Types of Peaches

Fresh peaches on a white plate.

Peaches are among the most awaited summer fruits. These super-sweet fruits, dripping with juice, taste divine as is and taste equally well grilled and baked. You’ll be surprised to know there are about 2,000 different types of peaches. Peaches come in a massive variety of sizes, color, and shapes, and of course, each variety has its own distinctive taste.

The scientific name Prunus persica, or Persian Plum, is derived from an early European assumption that the peach has its origins in Persia, which is modern-day Iran. Malum persicum, which means Persian Apple, was the name given to it by the ancient Romans. It was then renamed “pêche” in French or “peach” in English.

They are members of the rose family, near relatives of almonds, and are classified as “stone fruits” due to the hard pits that enclose their seeds.

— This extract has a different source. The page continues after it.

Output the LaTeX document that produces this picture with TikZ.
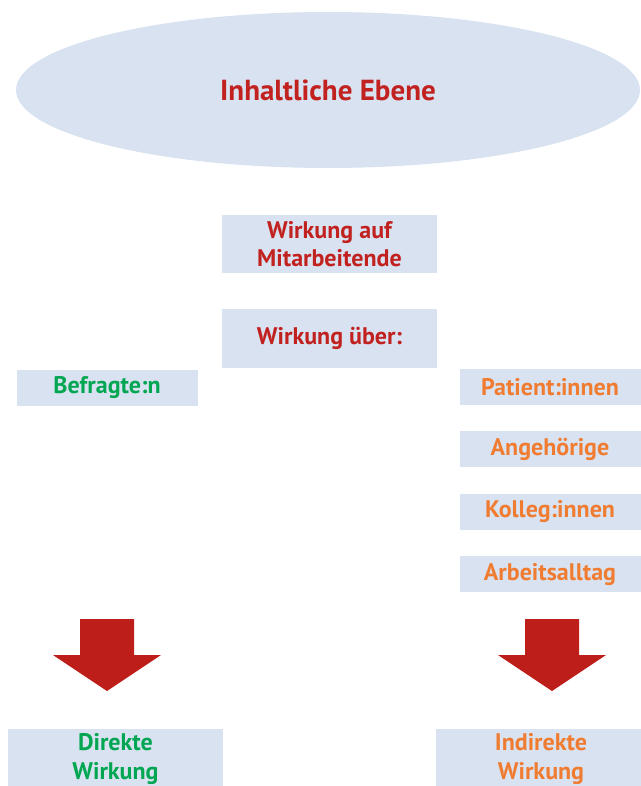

The Different Types of Peaches You Should Be Aware Of

Peaches come in a variety of shapes and sizes. As previously stated, there are over 2,000 different types of peaches. All sorts of peaches, on the other hand, are divided into a few basic types, which we’ll go over in-depth below:

Clingstone Peaches

Clingstone peaches are defined as peaches with flesh that adheres to the pit of the fruit. The flesh of these peaches might be yellow or white, and they are usually sweet and juicy. Instead of eating around the pit, it is recommended that you cut the pit away from the fruit with a knife. Because it is necessary to separate the flesh from the pit before eating, most Clingstone peaches are more commonly used for processing rather than desserts.

The Santa Rosa peach, which has yellow flesh with a sweet and acidic flavor, is one of these kinds. They have a crisp, hard bite and are generally used for preserving and canning. However, they are occasionally used for baking and salads. The Crimson Beauty peach is another variation, with skin that is almost red in hue. The Red Beauty is a reddish-yellow colored fruit that is in season from May through August.

Doughnut Peaches

Doughnut peaches are a type of heirloom peach with white flesh and a flat form. They’re generally found in specialty produce stores or at local farmers’ markets in July and August. They have a low acidity, which makes them quite pleasant.

Freestone Peaches

Freestone peaches are less sweet and juicy than Clingstone peaches, yet they are the most widely available peaches in supermarkets and in desserts. They acquire their name from the fact that their flesh can readily be detached from the pit. Depending on the type, the flesh might be yellow or white.

The O’Henry peach, which matures in late summer and has thin red skin and firm yellow flesh, is one of the most popular varieties in this category. Only their perfect combination of sweetness and acidity is more attractive than their fragrance. O’Henry peaches can be used to make preserves and sorbets, as well as to mix cocktails. This category also includes the Red Top peach. It features lovely pink flowers and delicious-smelling foliage. It’s the right combination of sweet and sour.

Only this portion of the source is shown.